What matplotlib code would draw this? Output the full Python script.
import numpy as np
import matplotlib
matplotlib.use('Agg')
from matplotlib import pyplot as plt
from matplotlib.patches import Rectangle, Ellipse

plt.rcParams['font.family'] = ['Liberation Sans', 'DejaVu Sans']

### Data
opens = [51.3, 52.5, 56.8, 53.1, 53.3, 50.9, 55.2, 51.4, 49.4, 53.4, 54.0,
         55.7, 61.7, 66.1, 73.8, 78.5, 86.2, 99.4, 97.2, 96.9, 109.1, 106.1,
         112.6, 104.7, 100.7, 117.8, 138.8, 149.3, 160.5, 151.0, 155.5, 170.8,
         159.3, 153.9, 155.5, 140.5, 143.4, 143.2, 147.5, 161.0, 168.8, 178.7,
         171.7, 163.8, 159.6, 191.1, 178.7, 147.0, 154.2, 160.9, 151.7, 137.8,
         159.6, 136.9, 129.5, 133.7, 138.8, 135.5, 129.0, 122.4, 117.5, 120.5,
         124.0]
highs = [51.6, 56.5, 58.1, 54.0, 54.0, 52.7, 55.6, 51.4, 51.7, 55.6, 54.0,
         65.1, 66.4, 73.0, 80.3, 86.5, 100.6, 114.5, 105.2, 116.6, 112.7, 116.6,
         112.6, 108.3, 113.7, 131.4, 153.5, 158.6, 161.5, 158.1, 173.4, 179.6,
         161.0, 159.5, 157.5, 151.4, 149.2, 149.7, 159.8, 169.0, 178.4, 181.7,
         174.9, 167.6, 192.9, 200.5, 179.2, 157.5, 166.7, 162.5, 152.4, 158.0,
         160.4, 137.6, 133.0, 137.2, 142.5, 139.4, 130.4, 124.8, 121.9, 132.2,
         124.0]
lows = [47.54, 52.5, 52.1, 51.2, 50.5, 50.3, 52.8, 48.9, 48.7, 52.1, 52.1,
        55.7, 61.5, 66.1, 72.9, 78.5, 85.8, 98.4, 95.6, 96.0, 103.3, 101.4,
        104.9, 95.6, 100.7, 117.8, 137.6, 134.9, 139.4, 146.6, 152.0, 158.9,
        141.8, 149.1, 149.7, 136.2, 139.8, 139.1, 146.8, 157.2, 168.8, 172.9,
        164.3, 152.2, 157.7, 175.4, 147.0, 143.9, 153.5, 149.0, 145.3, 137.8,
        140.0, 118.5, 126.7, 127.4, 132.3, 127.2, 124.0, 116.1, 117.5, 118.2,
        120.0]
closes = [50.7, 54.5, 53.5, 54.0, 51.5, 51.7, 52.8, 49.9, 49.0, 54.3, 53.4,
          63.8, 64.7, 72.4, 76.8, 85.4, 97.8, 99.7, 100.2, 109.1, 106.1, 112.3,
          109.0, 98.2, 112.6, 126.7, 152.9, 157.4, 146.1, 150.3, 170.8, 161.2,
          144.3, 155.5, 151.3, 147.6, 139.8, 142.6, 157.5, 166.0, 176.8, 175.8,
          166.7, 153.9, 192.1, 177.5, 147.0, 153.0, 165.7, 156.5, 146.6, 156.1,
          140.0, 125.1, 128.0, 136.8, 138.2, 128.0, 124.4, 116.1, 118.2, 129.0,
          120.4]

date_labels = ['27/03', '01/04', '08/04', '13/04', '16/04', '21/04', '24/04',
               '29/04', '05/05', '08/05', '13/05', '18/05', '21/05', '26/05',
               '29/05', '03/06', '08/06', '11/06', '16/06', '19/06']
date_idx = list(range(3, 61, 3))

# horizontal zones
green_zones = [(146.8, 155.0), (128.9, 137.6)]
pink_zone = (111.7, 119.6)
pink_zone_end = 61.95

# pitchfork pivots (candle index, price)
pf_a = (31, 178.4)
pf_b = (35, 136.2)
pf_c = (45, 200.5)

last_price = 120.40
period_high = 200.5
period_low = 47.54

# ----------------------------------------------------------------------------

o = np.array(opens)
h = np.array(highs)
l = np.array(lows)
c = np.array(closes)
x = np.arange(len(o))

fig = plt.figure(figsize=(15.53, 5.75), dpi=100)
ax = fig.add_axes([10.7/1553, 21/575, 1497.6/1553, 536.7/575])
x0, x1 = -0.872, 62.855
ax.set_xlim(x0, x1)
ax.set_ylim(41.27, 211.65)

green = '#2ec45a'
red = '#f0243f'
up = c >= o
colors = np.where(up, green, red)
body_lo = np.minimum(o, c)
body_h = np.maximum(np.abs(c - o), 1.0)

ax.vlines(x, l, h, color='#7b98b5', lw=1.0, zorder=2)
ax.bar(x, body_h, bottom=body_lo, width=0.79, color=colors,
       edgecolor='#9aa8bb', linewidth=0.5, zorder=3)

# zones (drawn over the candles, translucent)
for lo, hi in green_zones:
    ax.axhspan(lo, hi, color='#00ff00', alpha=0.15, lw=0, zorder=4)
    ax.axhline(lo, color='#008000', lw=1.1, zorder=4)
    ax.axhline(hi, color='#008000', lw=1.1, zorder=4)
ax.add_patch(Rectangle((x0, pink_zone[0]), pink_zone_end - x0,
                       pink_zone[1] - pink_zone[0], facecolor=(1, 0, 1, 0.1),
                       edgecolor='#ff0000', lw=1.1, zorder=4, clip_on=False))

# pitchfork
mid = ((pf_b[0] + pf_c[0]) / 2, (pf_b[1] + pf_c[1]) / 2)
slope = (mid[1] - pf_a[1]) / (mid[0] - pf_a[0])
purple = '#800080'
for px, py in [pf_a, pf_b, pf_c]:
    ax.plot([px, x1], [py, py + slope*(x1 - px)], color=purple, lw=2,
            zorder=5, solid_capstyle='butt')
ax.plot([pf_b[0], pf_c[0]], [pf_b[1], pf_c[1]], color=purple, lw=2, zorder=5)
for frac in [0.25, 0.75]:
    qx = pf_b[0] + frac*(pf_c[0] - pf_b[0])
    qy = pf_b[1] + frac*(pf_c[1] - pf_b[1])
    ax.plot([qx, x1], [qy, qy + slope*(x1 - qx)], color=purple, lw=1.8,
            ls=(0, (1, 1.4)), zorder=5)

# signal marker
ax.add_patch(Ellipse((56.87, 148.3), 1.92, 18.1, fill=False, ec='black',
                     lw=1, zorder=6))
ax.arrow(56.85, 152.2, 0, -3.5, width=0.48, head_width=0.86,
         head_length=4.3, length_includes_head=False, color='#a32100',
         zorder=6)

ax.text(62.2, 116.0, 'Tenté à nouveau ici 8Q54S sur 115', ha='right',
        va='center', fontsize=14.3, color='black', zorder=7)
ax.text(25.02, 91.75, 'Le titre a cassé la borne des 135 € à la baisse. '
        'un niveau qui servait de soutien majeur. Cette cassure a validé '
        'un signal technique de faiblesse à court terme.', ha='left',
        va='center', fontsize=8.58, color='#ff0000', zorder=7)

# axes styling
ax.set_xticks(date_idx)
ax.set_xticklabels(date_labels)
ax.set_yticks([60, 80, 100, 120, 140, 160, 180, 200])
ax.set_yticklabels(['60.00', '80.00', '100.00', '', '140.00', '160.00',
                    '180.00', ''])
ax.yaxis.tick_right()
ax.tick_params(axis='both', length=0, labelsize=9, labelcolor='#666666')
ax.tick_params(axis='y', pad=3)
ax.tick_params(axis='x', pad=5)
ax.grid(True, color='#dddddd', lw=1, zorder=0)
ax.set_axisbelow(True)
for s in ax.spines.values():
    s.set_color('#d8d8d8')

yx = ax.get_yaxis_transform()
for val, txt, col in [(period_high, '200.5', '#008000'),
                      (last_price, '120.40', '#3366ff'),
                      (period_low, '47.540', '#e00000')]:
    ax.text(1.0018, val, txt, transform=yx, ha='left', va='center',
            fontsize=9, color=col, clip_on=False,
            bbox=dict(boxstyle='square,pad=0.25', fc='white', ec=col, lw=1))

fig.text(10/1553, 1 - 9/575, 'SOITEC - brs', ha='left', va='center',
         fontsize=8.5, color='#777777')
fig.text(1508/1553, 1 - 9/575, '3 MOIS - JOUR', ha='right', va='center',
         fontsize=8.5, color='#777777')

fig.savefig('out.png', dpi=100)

* * *

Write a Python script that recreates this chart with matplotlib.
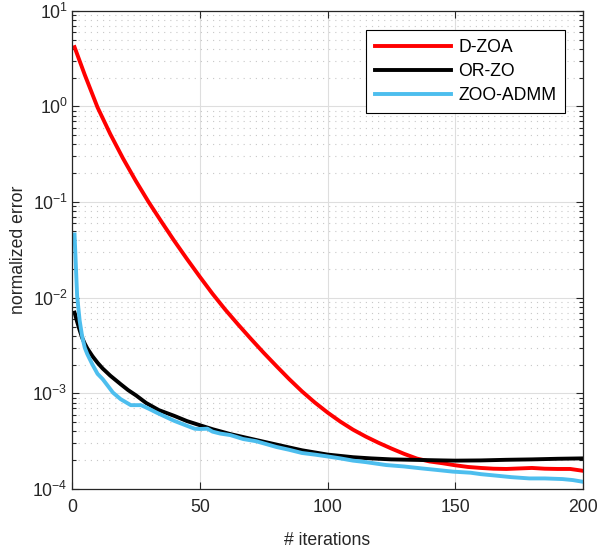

= Exercise =
Beginning with the line containing "What matplotlib code" and ending with the line containing "plt.rcParams['font.family'] = ['Liberation", extract those lines exactly from the listing above, and only those.

= Result of this task =
What matplotlib code would draw this? Output the full Python script.
import numpy as np
import matplotlib
matplotlib.use('Agg')
from matplotlib import pyplot as plt
from matplotlib.patches import Rectangle, Ellipse

plt.rcParams['font.family'] = ['Liberation Sans', 'DejaVu Sans']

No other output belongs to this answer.